Migliaia di insegnanti palestinesi in piazza contro corruzione e mancate risorse
Si tratta della più imponente manifestazione di protesta del corpo docente degli ultimi anni. L’agitazione riguarda sia i territori della Cisgiordania che Gaza. Si prospetta la linea dura, sino a che le rivendicazioni non saranno accolte. Il “movimento” coordinato da vertici anonimi che usano le piattaforme social. Ramallah non avrebbe rispettato gli impegni assunti lo scorso anno.

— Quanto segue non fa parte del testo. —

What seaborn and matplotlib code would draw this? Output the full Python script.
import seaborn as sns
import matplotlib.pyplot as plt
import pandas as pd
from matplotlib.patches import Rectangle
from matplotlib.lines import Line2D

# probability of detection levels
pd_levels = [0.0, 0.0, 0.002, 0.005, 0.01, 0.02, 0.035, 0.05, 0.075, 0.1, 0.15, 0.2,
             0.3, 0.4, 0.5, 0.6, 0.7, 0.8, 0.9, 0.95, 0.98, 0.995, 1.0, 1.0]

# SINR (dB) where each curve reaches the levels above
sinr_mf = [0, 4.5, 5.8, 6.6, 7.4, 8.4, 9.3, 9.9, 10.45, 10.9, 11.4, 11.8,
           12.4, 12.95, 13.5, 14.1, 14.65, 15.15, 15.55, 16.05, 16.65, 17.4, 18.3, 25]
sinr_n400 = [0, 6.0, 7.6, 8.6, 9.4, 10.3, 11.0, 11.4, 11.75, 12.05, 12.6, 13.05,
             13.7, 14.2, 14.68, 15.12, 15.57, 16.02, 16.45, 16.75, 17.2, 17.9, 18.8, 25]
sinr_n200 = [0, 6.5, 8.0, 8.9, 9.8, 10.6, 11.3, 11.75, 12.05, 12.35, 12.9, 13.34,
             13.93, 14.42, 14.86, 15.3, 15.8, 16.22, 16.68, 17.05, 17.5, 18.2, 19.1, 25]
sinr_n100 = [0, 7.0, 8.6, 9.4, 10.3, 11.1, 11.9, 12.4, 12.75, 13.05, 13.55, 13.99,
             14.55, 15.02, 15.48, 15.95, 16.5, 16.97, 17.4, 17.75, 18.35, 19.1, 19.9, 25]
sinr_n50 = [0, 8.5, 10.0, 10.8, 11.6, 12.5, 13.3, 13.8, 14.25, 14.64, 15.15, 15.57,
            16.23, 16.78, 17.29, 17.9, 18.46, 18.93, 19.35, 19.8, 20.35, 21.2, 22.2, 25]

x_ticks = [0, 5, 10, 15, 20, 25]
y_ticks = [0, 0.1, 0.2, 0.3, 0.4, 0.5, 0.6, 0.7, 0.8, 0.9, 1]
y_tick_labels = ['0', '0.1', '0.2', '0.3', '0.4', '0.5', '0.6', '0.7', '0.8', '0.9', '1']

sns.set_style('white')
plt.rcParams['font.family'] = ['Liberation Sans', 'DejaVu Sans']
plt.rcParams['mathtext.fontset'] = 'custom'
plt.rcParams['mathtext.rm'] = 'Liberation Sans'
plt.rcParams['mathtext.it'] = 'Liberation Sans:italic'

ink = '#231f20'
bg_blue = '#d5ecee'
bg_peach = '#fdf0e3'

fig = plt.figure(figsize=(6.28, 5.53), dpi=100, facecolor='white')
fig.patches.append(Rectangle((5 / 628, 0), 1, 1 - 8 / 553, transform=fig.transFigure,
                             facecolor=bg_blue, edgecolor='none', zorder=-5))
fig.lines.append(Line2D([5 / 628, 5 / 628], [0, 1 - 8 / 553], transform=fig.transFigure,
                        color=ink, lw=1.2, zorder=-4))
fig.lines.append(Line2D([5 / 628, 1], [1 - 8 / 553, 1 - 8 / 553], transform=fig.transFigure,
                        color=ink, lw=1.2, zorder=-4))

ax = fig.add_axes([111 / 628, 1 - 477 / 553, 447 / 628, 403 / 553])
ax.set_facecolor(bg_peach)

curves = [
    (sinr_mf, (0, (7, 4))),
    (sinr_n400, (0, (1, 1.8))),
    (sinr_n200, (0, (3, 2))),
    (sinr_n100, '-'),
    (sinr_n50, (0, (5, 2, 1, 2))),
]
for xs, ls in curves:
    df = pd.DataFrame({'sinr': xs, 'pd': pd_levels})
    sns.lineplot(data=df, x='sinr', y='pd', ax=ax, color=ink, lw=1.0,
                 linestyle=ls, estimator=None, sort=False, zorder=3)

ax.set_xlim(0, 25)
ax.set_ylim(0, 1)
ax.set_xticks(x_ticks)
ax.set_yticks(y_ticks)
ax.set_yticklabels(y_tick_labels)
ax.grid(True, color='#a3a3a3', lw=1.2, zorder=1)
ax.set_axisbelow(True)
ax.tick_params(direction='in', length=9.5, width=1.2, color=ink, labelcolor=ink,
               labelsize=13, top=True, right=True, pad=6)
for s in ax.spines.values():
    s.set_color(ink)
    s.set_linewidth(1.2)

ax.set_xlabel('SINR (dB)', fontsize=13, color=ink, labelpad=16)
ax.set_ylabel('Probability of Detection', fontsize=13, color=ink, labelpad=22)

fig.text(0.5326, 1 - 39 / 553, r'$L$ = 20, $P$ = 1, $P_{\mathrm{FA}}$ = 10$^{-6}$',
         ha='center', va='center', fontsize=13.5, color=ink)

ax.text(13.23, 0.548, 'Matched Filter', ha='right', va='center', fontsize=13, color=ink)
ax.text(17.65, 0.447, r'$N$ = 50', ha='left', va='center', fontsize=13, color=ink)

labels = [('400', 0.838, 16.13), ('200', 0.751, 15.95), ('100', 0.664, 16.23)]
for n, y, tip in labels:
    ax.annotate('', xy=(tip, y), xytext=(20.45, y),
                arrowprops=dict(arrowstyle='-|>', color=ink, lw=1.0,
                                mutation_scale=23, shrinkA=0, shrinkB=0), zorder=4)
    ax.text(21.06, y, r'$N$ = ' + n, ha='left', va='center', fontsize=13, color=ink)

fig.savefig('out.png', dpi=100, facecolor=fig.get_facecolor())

Ramallah (AsiaNews) - Sfidando le direttive dell’Autorità palestinese (Ap), migliaia di insegnanti stanno incrociando le braccia sospendendo le lezioni in diverse zone della Cisgiordania e a Gaza, per la più imponente manifestazione di protesta del corpo docente degli ultimi anni. Fra le cause del blocco la crisi economica che colpisce gli istituti e i bilanci di gestione, compresi fondi per gli stipendi, le politiche di Israele con i suoi blocchi che frenano l’economia e la corruzione ai vertici delle istituzioni palestinesi. Professori e maestri sono intenzionati a protestare, interrompendo le lezioni e occupando le strade, sino a che le loro rivendicazioni non verranno accolte.

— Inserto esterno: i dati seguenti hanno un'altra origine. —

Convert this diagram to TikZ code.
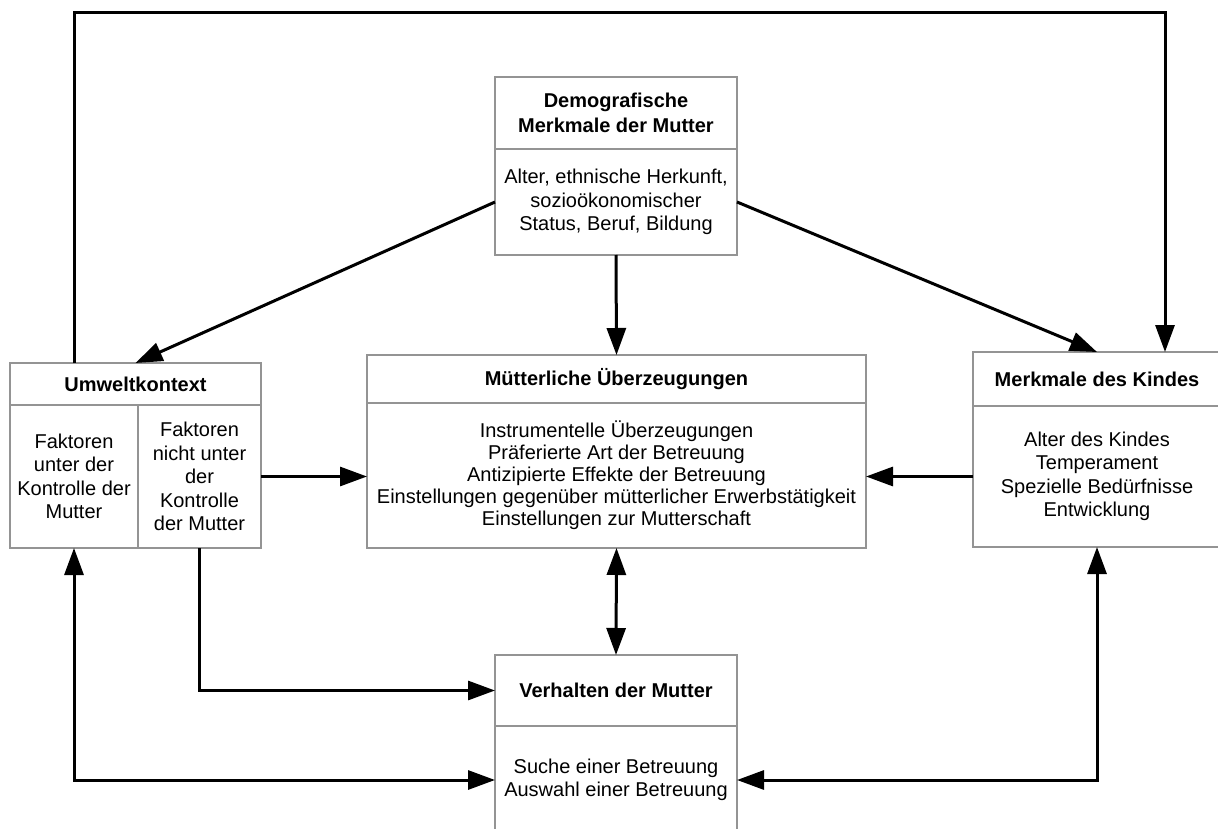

Per due mesi, tutti gli insegnanti delle scuole pubbliche palestinesi dal primo al 12mo grado hanno svolto le lezioni solo al mattino, promuovendo poi manifestazioni per chiedere miglioramenti nelle condizioni di lavoro, stipendi più alti e indipendenza del sistema educativo. La protesta, sotto forma di sciopero, è coordinata tramite piattaforme digitali come Facebook e Telegram da un gruppo indipendente di insegnanti-attivisti. I leader hanno scelto di rimanere anonimi - nominandosi “Movimento degli insegnanti” - per contrastare le ricerche delle forze di sicurezza.

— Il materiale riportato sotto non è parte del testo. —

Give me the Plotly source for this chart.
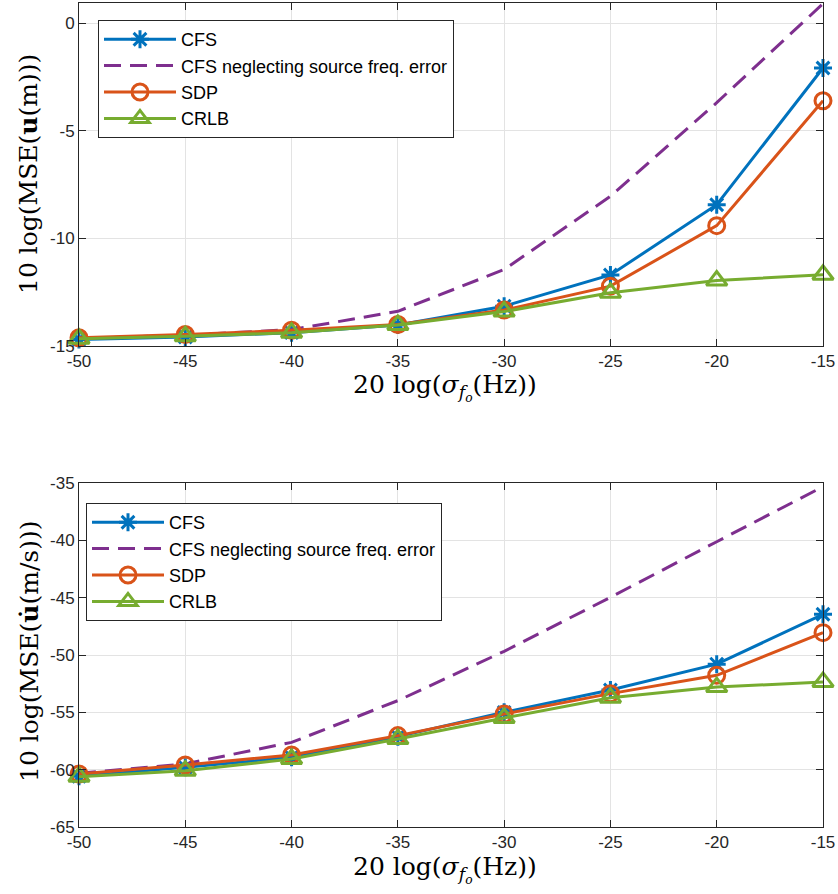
import plotly.graph_objects as go

# ---------------- data ----------------
x_vals = [-50, -45, -40, -35, -30, -25, -20, -15]

# top panel: 10 log(MSE(u))
top_cfs = [-14.70, -14.58, -14.38, -14.02, -13.15, -11.70, -8.44, -2.09]
top_neglect = [-14.65, -14.50, -14.24, -13.39, -11.45, -8.05, -3.70, 0.90]
top_sdp = [-14.62, -14.47, -14.27, -14.00, -13.33, -12.22, -9.41, -3.61]
top_crlb = [-14.66, -14.55, -14.38, -14.02, -13.40, -12.53, -11.96, -11.69]

# bottom panel: 10 log(MSE(u dot))
bot_cfs = [-60.58, -59.80, -58.92, -57.12, -55.00, -53.05, -50.80, -46.45]
bot_neglect = [-60.32, -59.50, -57.62, -53.98, -49.68, -44.97, -40.12, -35.32]
bot_sdp = [-60.38, -59.59, -58.72, -57.03, -55.15, -53.37, -51.77, -48.05]
bot_crlb = [-60.61, -60.09, -59.07, -57.33, -55.49, -53.72, -52.80, -52.35]

x_ticks = [-50, -45, -40, -35, -30, -25, -20, -15]
x_ticktext = ["-50", "-45", "-40", "-35", "-30", "-25", "-20", "-15"]
top_yticks = [-15, -10, -5, 0]
top_yticktext = ["-15", "-10", "-5", "0"]
bot_yticks = [-65, -60, -55, -50, -45, -40, -35]
bot_yticktext = ["-65", "-60", "-55", "-50", "-45", "-40", "-35"]

names = ["CFS", "CFS neglecting source freq. error", "SDP", "CRLB"]

# ---------------- style ----------------
C_BLUE = "#0072BD"
C_ORANGE = "#D95319"
C_PURPLE = "#7E2F8E"
C_GREEN = "#77AC30"
LW = 3
AX = "#262626"
GRID = "#e3e3e3"
SANS = "Liberation Sans, Arial, sans-serif"
TICKFONT = dict(family=SANS, size=17, color=AX)
SERIF = "DejaVu Serif, serif"

fig = go.Figure()


def add_panel(xa, ya, legend, cfs, neg, sdp, crlb):
    fig.add_trace(go.Scatter(
        x=x_vals, y=cfs, name=names[0], mode="lines+markers",
        xaxis=xa, yaxis=ya, legend=legend, cliponaxis=False,
        line=dict(color=C_BLUE, width=LW),
        marker=dict(symbol="asterisk-open", size=15, color=C_BLUE,
                    line=dict(color=C_BLUE, width=3))))
    fig.add_trace(go.Scatter(
        x=x_vals, y=neg, name=names[1], mode="lines",
        xaxis=xa, yaxis=ya, legend=legend,
        line=dict(color=C_PURPLE, width=LW, dash="17px,9px")))
    fig.add_trace(go.Scatter(
        x=x_vals, y=sdp, name=names[2], mode="lines+markers",
        xaxis=xa, yaxis=ya, legend=legend, cliponaxis=False,
        line=dict(color=C_ORANGE, width=LW),
        marker=dict(symbol="circle-open", size=16, color=C_ORANGE,
                    line=dict(color=C_ORANGE, width=3))))
    fig.add_trace(go.Scatter(
        x=x_vals, y=crlb, name=names[3], mode="lines+markers",
        xaxis=xa, yaxis=ya, legend=legend, cliponaxis=False,
        line=dict(color=C_GREEN, width=LW),
        marker=dict(symbol="triangle-up-open", size=18, color=C_GREEN,
                    line=dict(color=C_GREEN, width=3))))


add_panel("x", "y", "legend", top_cfs, top_neglect, top_sdp, top_crlb)
add_panel("x2", "y2", "legend2", bot_cfs, bot_neglect, bot_sdp, bot_crlb)

W, H = 838, 894
L, R, T, B = 79, 15, 3, 67
PW = W - L - R
PH = H - T - B


def py(pix):
    return (H - B - pix) / PH


def px(pix):
    return (pix - L) / PW


axis_common = dict(
    showline=True, linecolor=AX, linewidth=1, mirror="ticks",
    ticks="inside", ticklen=7, tickcolor=AX, tickwidth=1,
    showgrid=True, gridcolor=GRID, gridwidth=1, zeroline=False,
    tickfont=TICKFONT, tickmode="array",
)

legend_common = dict(
    xanchor="left", yanchor="top",
    bgcolor="white", bordercolor=AX, borderwidth=1,
    font=dict(family=SANS, size=18, color="black"),
    tracegroupgap=0, itemwidth=72,
)

fig.update_layout(
    width=W, height=H,
    margin=dict(l=L, r=R, t=T, b=B, autoexpand=False),
    paper_bgcolor="white", plot_bgcolor="white",
    xaxis=dict(domain=[0, 1], range=[-50, -15], anchor="y",
               tickvals=x_ticks, ticktext=x_ticktext, **axis_common),
    yaxis=dict(domain=[py(346), 1], range=[-15, 0.93], anchor="x",
               tickvals=top_yticks, ticktext=top_yticktext, **axis_common),
    xaxis2=dict(domain=[0, 1], range=[-50, -15], anchor="y2",
                tickvals=x_ticks, ticktext=x_ticktext, **axis_common),
    yaxis2=dict(domain=[0, py(483)], range=[-65, -35], anchor="x2",
                tickvals=bot_yticks, ticktext=bot_yticktext, **axis_common),
    legend=dict(x=px(98), y=py(20), **legend_common),
    legend2=dict(x=px(86), y=py(503), **legend_common),
    showlegend=True,
)

xtitle = "20 log(<i>σ</i><sub><i>f<sub>o</sub></i></sub>(Hz))"
ytitle_top = "10 log(MSE(<b>u</b>(m)))"
ytitle_bot = "10 log(MSE(<b>u̇</b>(m/s)))"

ann_font = dict(family=SERIF, size=25, color="black")
fig.add_annotation(text=xtitle, xref="paper", yref="paper", x=px(445), y=py(388),
                   showarrow=False, font=ann_font, xanchor="center", yanchor="middle")
fig.add_annotation(text=xtitle, xref="paper", yref="paper", x=px(445), y=py(869),
                   showarrow=False, font=ann_font, xanchor="center", yanchor="middle")
fig.add_annotation(text=ytitle_top, xref="paper", yref="paper", x=px(29), y=py(174),
                   showarrow=False, font=ann_font, textangle=-90, xanchor="center", yanchor="middle")
fig.add_annotation(text=ytitle_bot, xref="paper", yref="paper", x=px(29), y=py(652),
                   showarrow=False, font=ann_font, textangle=-90, xanchor="center", yanchor="middle")

fig.write_html("out.html")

“Continuiamo a scioperare - ha dichiarato dietro anonimato al sito internet +972 uno dei leader - perché il governo continua a evitare di soddisfare le nostre richieste”. “Abbiamo annunciato - prosegue - lo sciopero all’inizio di febbraio, dopo aver visto [i vertici delle istituzioni] non rispettare gli obblighi assunti” in precedenza. Durante lo scorso anno scolastico professori e docenti hanno portato avanti uno sciopero di 57 giorni, concluso con un accordo firmato dal primo ministro dell’Ap Mohammad Shtayyeh, in cui si era impegnato ad aumentare gli stipendi del 15% e a istituire un comitato indipendente e democratico. Tuttavia, nessuno dei due punti è stato soddisfatto all’atto pratico e le promesse sono rimaste carta straccia.
Lo sciopero sta riguardando 52mila insegnanti e quasi un milione di studenti in Cisgiordania e Gaza. Il sistema di istruzione pubblica in entrambi i territori è amministrato e finanziato dall’Autorità palestinese, mentre l’istruzione nei campi profughi è gestita dall’Agenzia delle Nazioni Unite per il soccorso e l’occupazione dei rifugiati palestinesi (Unrwa). Essa fornisce servizi, fra cui la scuola, agli sfollati della Nakba nel 1948 e ai loro discendenti. I lavoratori Unrwa sono in sciopero da 85 giorni, anch’essi per protestare contro le ingiuste condizioni di lavoro.
Negli ultimi anni i lavoratori del settore pubblico in tutta la Cisgiordania hanno protestato contro il governo: in piazza fra gli altri medici, avvocati e giudici, ma anche fra il corpo docente non sono infrequenti casi di malcontento e dimostrazioni. Le proteste si inseriscono in un quadro di malcontento e di grave crisi economica, causata anche dalle misure punitive di Israele contro Ramallah.
La più importante fra queste è una legge approvata nel 2018 per trattenere mezzo miliardo di shekel (poco meno di 140 milioni di euro) ogni anno dalle tasse che Israele raccoglie e trasferisce all’Autorità in conformità con gli accordi di Oslo. Alla base del provvedimento vi sarebbe il sostegno finanziario dei vertici palestinesi alle famiglie di quanti sono detenuti nelle carceri israeliane.
Tra la pandemia di Covid-19, lo sciopero dello scorso anno e la crisi attuale, l’istruzione di un’intera generazione di studenti palestinesi ha subito ripetute interruzioni e danni profondi.